Development as a ‘surrender’ of social consciousness and autonomy: By stretching this thought backwards it could as well be said that the existence of ‘society’ itself is a surrender leave alone development. Social contract and a sovereign state which are the core units of human existence are themselves a surrender of autonomy. From such purist position and linear thinking many other social phenomenon could be labeled surrender. This criticism is inconsistent because social systems are complex and are a consequence of several types of interactions. Surrender from one perspective could be an informed choice from another. For instance, a predominant role of markets in shaping public choice is seen as a surrender of the people to markets and corporations. In another way of reading, it can also be said with equal fervor and perhaps with greater reason that it is a conscious choice of people aspiring for better lives for themselves. If markets are capable of delivering such aspirations then that is the direction where society will align. Reading this as surrender is a hasty thought.

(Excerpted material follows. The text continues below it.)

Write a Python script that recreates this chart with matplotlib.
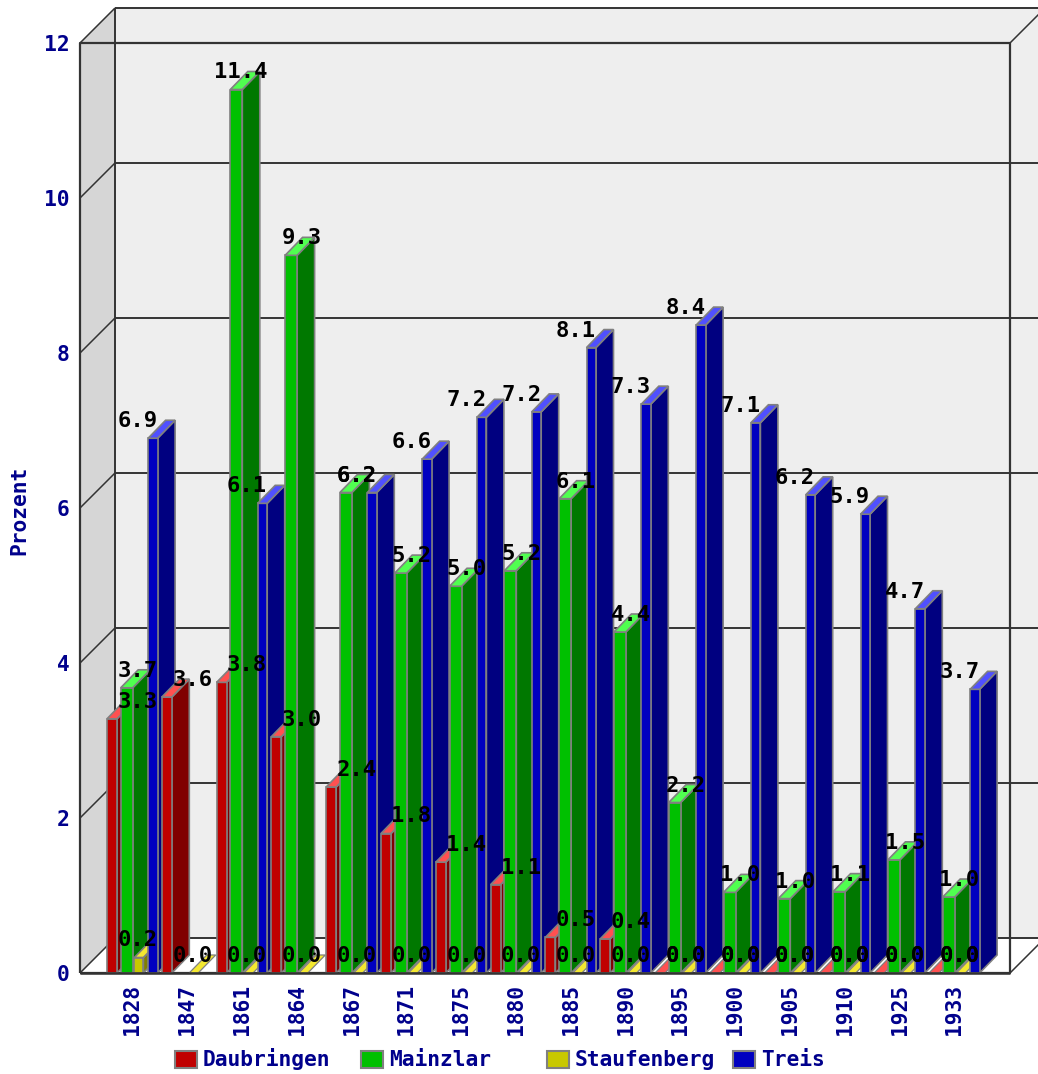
import numpy as np
import matplotlib
matplotlib.use('Agg')
import matplotlib.pyplot as plt
from matplotlib.patches import Polygon, Rectangle

nan = float('nan')
years = ['1828', '1847', '1861', '1864', '1867', '1871', '1875', '1880',
         '1885', '1890', '1895', '1900', '1905', '1910', '1925', '1933']
names = ['Daubringen', 'Mainzlar', 'Staufenberg', 'Treis']
# heights, printed labels round them to one decimal
daubringen = [3.28, 3.56, 3.75, 3.05, 2.4, 1.8, 1.43, 1.14, 0.46, 0.44, 0.0, 0.0, 0.0, 0.0, 0.0, 0.0]
mainzlar = [3.68, nan, 11.4, 9.26, 6.2, 5.16, 4.99, 5.19, 6.12, 4.4, 2.2, 1.04, 0.96, 1.05, 1.46, 0.98]
staufenberg = [0.2, 0.0, 0.0, 0.0, 0.0, 0.0, 0.0, 0.0, 0.0, 0.0, 0.0, 0.0, 0.0, 0.0, 0.0, 0.0]
treis = [6.9, nan, 6.06, nan, 6.2, 6.63, 7.17, 7.24, 8.07, 7.34, 8.36, 7.1, 6.17, 5.92, 4.7, 3.66]
series = [daubringen, mainzlar, staufenberg, treis]

front = ['#c00000', '#00c000', '#c8c800', '#0000c0']
top = ['#ff5050', '#50ff50', '#f4e830', '#5050ff']
side = ['#800000', '#007800', '#808000', '#000080']
bar_px = [10, 12, 9, 9.5]  # front widths differ a little per series

W, H = 1038, 1074
navy = '#00008c'
edge = '#808080'
dark = '#333333'

# front plane of the box in pixels
L, R, T, B = 80, 1010, 43, 973
px_x = 54.8  # pixels per category
px_y = (B - T) / 12.0
box_dx, box_dy = 35 / px_x, 35 / px_y
bar_dx, bar_dy = 17.5 / px_x, 18 / px_y
stride = 13.7 / px_x

fig = plt.figure(figsize=(W / 100, H / 100), dpi=100)
ax = fig.add_axes([L / W, 1 - B / H, (R - L) / W, (B - T) / H])
ax.set_xlim(-27 / px_x, (R - 107) / px_x)
ax.set_ylim(0, 12)
x0, x1 = ax.get_xlim()
for s in ax.spines.values():
    s.set_visible(False)
ax.patch.set_visible(False)


def poly(pts, color, ec='none', lw=0, z=1):
    ax.add_patch(Polygon(pts, closed=True, fc=color, ec=ec, lw=lw, zorder=z,
                         clip_on=False, joinstyle='miter'))


def line(xs, ys, lw=1.4, z=2):
    ax.plot(xs, ys, color=dark, lw=lw, zorder=z, clip_on=False, solid_capstyle='butt')


# walls
poly([(x0, 0), (x0 + box_dx, box_dy), (x0 + box_dx, 12 + box_dy), (x0, 12)], '#d6d6d6')
poly([(x0 + box_dx, box_dy), (x1 + box_dx, box_dy), (x1 + box_dx, 12 + box_dy),
      (x0 + box_dx, 12 + box_dy)], '#eeeeee')
poly([(x0, 0), (x1, 0), (x1 + box_dx, box_dy), (x0 + box_dx, box_dy)], '#ffffff')

for v in range(0, 13, 2):
    line([x0, x0 + box_dx], [v, v + box_dy], lw=1.1)
    line([x0 + box_dx, x1 + box_dx], [v + box_dy, v + box_dy])
line([x1, x1 + box_dx], [0, box_dy], lw=1.1)
line([x1, x1 + box_dx], [12, 12 + box_dy], lw=1.1)
line([x0 + box_dx, x0 + box_dx], [box_dy, 12 + box_dy])
line([x0, x1, x1, x0, x0], [0, 0, 12, 12, 0], lw=1.6)

# bars, back to front by category then series
z = 3
for i in range(len(years)):
    for k, vals in enumerate(series):
        v = vals[i]
        if np.isnan(v):
            continue
        a = i + k * stride
        b = a + bar_px[k] / px_x
        if v > 0:
            poly([(b, 0), (b + bar_dx, bar_dy), (b + bar_dx, v + bar_dy), (b, v)],
                 side[k], edge, 1.2, z)
            poly([(a, 0), (b, 0), (b, v), (a, v)], front[k], edge, 1.2, z)
        poly([(a, v), (b, v), (b + bar_dx, v + bar_dy), (a + bar_dx, v + bar_dy)],
             top[k], edge, 1.2 if v > 0 else 0.9, z)
        z += 1
line([x0, x1], [0, 0], lw=1.8, z=z)

# value labels sit above the bars, all centred on one x for the category
for i in range(len(years)):
    for k, vals in enumerate(series):
        v = vals[i]
        if np.isnan(v):
            continue
        txt = '%.1f' % v
        off = 30.5 if len(txt) == 3 else 24.5
        ax.text(i + off / px_x, v + 17 / px_y, txt, ha='center', va='center',
                family='DejaVu Sans Mono', fontweight='bold', fontsize=16,
                color='black', zorder=z + 1, clip_on=False)

ax.set_xticks(np.arange(len(years)) + 25.5 / px_x)
ax.set_xticklabels(years, rotation=90, family='DejaVu Sans Mono', fontweight='bold',
                   fontsize=15.3, color=navy)
ax.set_yticks(range(0, 13, 2))
ax.set_yticklabels([str(v) for v in range(0, 13, 2)], family='DejaVu Sans Mono',
                   fontweight='bold', fontsize=15.3, color=navy)
ax.tick_params(axis='both', length=0)
ax.tick_params(axis='x', pad=8)
ax.tick_params(axis='y', pad=7.5)
ax.set_ylabel('Prozent', family='DejaVu Sans Mono', fontweight='bold', fontsize=15.3,
              color=navy, va='center')
ax.yaxis.set_label_coords((19 - L) / (R - L), (B - 510) / (B - T))

# legend
for k, name in enumerate(names):
    lx = 175 + 186 * k
    fig.add_artist(Rectangle((lx / W, 1 - 1068 / H), 22 / W, 17 / H, fc=front[k], ec=edge,
                             lw=1.5, transform=fig.transFigure))
    fig.text((lx + 28) / W, 1 - 1059.5 / H, name, ha='left', va='center',
             family='DejaVu Sans Mono', fontweight='bold', fontsize=15.3, color=navy)

fig.savefig('out.png', dpi=100, facecolor='white')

Karl Polanyi notes that ‘the economic system is embedded as a component of human culture and like culture it is in a constant state of evolution. This relationship between economic system and human culture is of significance to the argument. Social consciousness is a subset of human culture. It is only when human culture and economy are seem as disjoint can one make such a comparison and then infer surrender or cooperation, whereas the argument is that one is a subset of the other. Also, it is not necessary that change in social consciousness can be automatically inferred as surrender. If it means that society now is willingly submitting and the market manipulates the individual then one should ask if market is an altogether a new creature different and out of control of man. It is governed by the people themselves and this indicates that they are surrendering to their own choices.

Professionalization and ‘expertization’ of development: Elsewhere, Vijay Mahajan notes that in India new NGOs came to be established by people with higher educational and professional backgrounds, who were concerned about the problems of the mainstream institutions and wished to explore alternatives in social action. If the mode of operation of development sector is considered to be voluntary action alone then the criticism is of value. However, with mainstreaming of development as a state concern and a national aspirational path development becomes embedded into the state’s agenda. When the state begins framing its work in terms of development it acts upon it in a mission mode. Professionalization then becomes a necessity in order to achieve the goals set by the state. While this can contradict the notion of pure form development (which is seen as pareto efficient), in practice there are costs- social and economic. The magnitude of these costs is dependent on the state’s strategy as well as the society’s collective aspiration. Often they are in consonance as can be seen from the rise of the ‘Asian tigers’ – Singapore, Taiwan, South Korea and Hong Kong. As citizens of a ‘developed’ state Singaporeans, Taiwanese etc often take pride in their country’s prosperity and might differ in their view of the costs they incurred in the journey of their country to this stage.

The arguments forwarded here are to suggest that post development critiques themselves do not account for the current realities of the world when they state that development is surrender or is problematic. While there are problems it is still one of the reasonable ways of moving ahead towards realizing basic levels of prosperity to humanity at large. Therefore, the simile that these critiques are much like the scare-crows in farms which give an impression of reality (of people working in the farm) but are actually dummies. However, they do serve the purpose of ensuring that the debates on development are enriched by such polemical positions.